> **What to do**
Exactly repeat the lines starting at the one that holds "Write a Python" and ending at the one that holds "plt.rcParams['mathtext.rm'] = 'Liberation". Both end lines count; leave out everything else.

> **Exercise data**
● ● ● ● ●
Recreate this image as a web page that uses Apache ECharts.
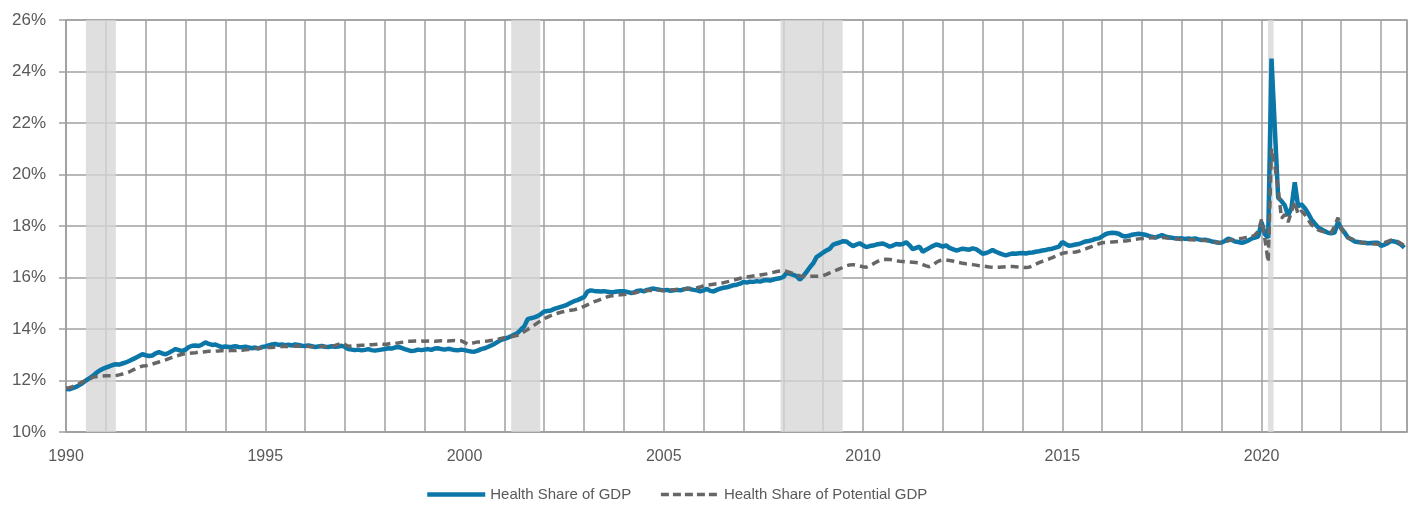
● ● ● ● ●
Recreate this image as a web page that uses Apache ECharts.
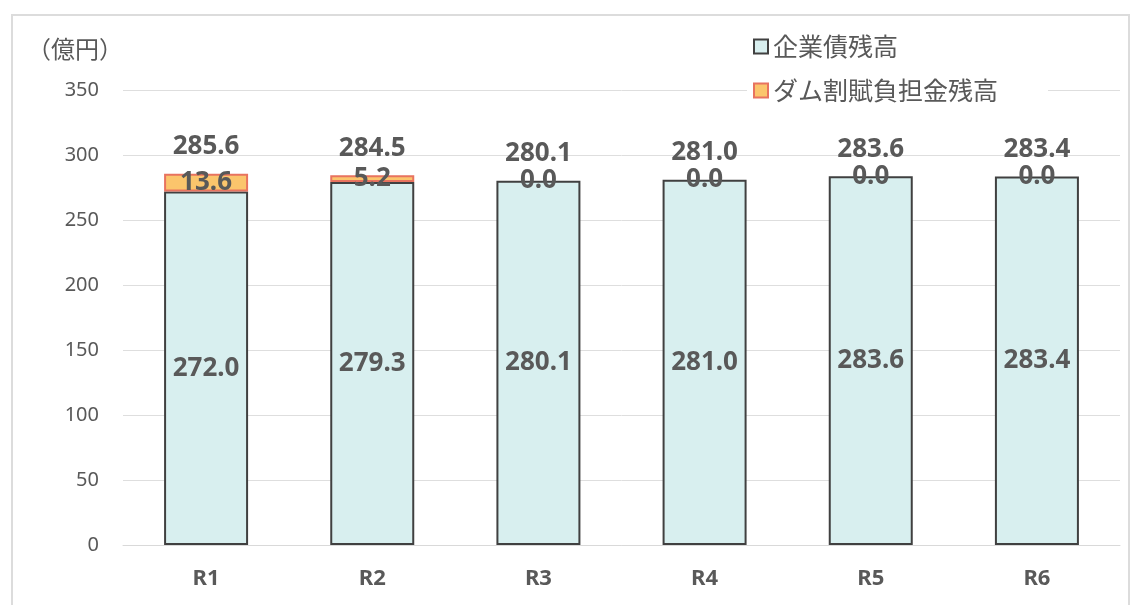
● ● ● ● ●
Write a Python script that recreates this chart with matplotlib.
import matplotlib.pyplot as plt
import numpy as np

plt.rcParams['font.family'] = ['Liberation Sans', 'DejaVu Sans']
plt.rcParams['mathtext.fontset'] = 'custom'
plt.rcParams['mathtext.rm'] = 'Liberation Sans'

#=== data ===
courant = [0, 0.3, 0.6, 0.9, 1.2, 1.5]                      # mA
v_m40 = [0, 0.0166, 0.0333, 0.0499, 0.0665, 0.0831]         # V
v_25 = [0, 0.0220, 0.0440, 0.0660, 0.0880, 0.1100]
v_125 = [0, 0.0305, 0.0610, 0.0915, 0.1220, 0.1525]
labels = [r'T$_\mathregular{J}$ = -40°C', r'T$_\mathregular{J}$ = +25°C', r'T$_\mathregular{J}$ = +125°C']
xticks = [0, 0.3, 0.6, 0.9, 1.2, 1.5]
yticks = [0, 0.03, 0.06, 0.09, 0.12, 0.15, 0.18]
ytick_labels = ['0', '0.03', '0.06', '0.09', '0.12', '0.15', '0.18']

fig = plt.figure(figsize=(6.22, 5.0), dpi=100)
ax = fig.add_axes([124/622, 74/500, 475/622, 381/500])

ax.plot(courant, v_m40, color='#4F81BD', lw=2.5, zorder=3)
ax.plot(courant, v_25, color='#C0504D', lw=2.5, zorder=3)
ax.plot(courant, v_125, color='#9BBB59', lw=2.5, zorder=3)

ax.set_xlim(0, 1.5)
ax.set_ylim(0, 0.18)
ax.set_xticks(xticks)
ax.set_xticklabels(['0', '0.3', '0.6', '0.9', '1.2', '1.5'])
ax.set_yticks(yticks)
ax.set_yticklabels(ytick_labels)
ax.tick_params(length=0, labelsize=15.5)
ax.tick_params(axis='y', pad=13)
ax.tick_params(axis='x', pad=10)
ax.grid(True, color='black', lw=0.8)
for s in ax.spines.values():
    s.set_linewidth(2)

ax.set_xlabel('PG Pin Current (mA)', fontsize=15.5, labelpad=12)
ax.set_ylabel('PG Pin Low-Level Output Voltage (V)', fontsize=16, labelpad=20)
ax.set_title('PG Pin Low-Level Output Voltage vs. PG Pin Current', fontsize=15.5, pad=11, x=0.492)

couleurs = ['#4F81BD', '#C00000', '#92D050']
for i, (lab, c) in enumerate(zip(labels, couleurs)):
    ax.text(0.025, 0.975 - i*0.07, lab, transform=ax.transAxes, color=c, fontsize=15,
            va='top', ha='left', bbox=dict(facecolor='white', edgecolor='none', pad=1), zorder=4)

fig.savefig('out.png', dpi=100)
● ● ● ● ●
> **Result of the task**
Write a Python script that recreates this chart with matplotlib.
import matplotlib.pyplot as plt
import numpy as np

plt.rcParams['font.family'] = ['Liberation Sans', 'DejaVu Sans']
plt.rcParams['mathtext.fontset'] = 'custom'
plt.rcParams['mathtext.rm'] = 'Liberation Sans'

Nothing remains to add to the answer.